A facility might technically be “fully staffed” on paper while still underperforming because too much of its workforce is inexperienced or newly onboarded at the same time.
Stability matters more than raw headcount
One of the biggest misconceptions in workforce planning is that headcount equals capacity.
It doesn’t.
A stable team of 80 workers with low turnover will almost always outperform a fluctuating team of 100 where roles are constantly being refilled.
Stability creates:
– Faster execution
– Better communication
– Fewer errors
– Stronger team cohesion
When turnover becomes volatile, these advantages disappear—even if staffing numbers look sufficient.
What actually reduces turnover volatility
Addressing turnover isn’t just about hiring better candidates. It’s about stabilizing the system workers enter.
In practice, that means focusing on:
1. Realistic job matching
Many turnover spikes come from mismatched expectations. Workers who aren’t suited to the pace, environment, or physical demands leave quickly—often in clusters.
2. Early-stage experience
The first week matters more than most teams realize. Disorganized onboarding or unclear expectations increase early exits, which drive volatility.
3. Balanced onboarding flow
Instead of onboarding large groups all at once, smoothing intake over time helps preserve training quality and reduces strain on the system.
4. Protecting experienced workers
Ensuring top performers aren’t overloaded with informal training responsibilities helps retain the people who stabilize operations.

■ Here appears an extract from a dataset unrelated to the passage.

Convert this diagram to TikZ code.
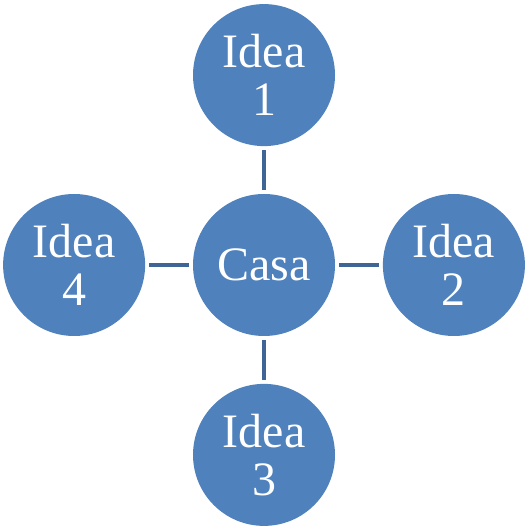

5. Visibility into patterns
Tracking where turnover clusters—by shift, role, or supervisor—reveals root causes that overall percentages hide.
The bigger picture
Turnover is often treated as a hiring problem. In reality, it’s an operational one.
When volatility takes hold, it reshapes how work flows through your facility. It affects training, supervision, productivity, and team dynamics—all at once.
The goal isn’t just to reduce turnover—it’s to make it predictable and manageable.
Because in environments where timing, coordination, and consistency matter, stability isn’t a nice-to-have. It’s what keeps the entire operation from quietly drifting off course.